Stop being so damned chatty and tell me what the hell you want, thought Edward. His next thought hit hard: Gill’s condition has deteriorated, she’s made him call me.
“It’s about Gillian, isn’t it?”
“I’m afraid — she’s been a lot worse lately. We’ve had a tough time looking after her. She had the problem, you know, with dirt and germs-”
Spermophobia, thought Edward, Mysophobia. A lot of people had developed such phobias since the rats came.
“Now there are these other things, she’s become terrified of disease.”
Nephophobia, Pathophobia. Once arcane medical terms, now almost everyday parlance. They were closely connected, not so surprising when you remembered what she’d been through.
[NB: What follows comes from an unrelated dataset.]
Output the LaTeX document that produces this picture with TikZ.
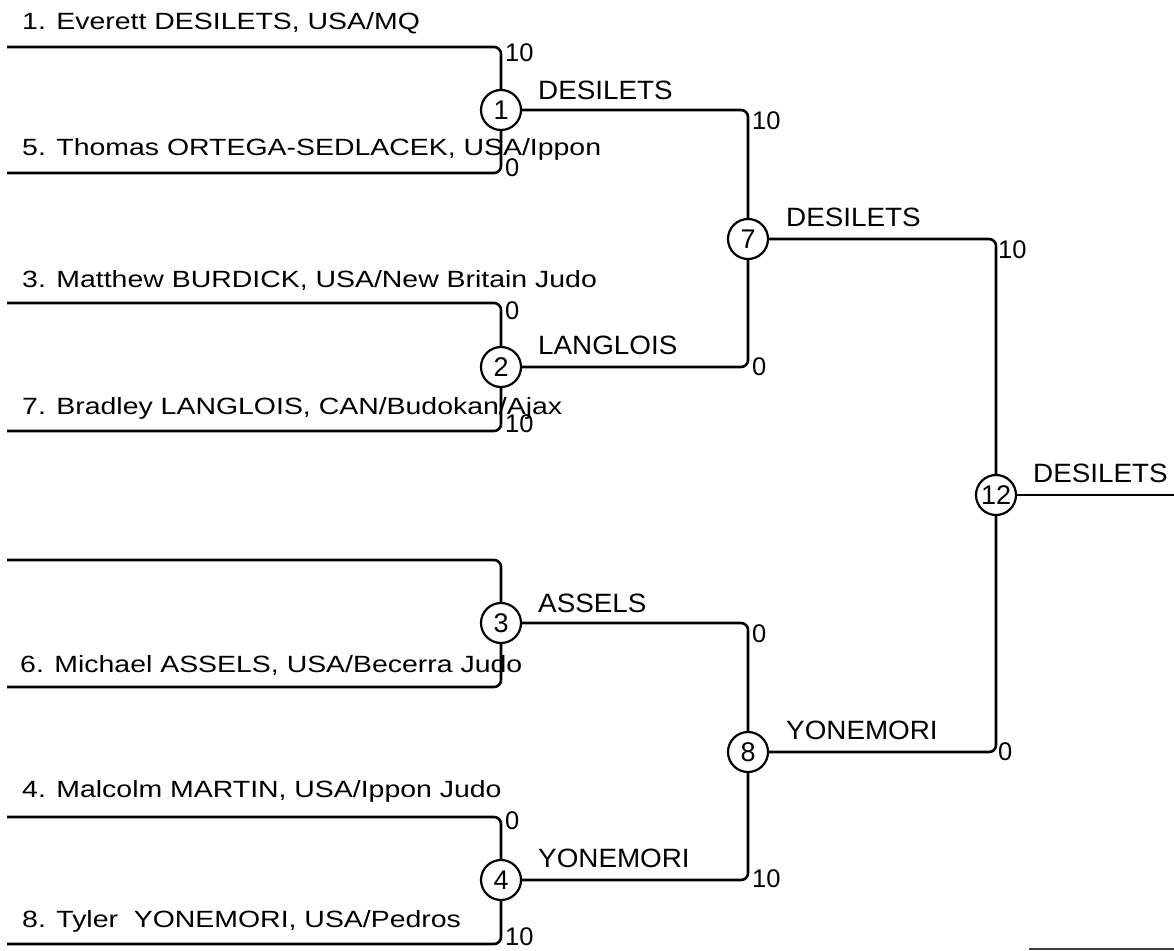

“It’s been making life very difficult for us.”
“I can imagine.” Everything had to be cleaned over and over again. Floors scrubbed, handles and counters sprayed with disinfectant, the air kept refrigerated. All her foodstuffs had to be washed and vacuum-sealed in plastic before she would consider eating them. Edward had watched the roots of fear digging deeper within her day by day, until she could barely function and he could no longer cope.
“She’s lost so much weight. She’s become frightened of the bacteria in her own body. She was living on the top floor of the house, refused to take any visitors except us, and now she’s gone missing.”
“What do you mean?”
“It doesn’t seem possible, but it’s true. We thought you should know.”
“Do you have any idea where she might have gone?”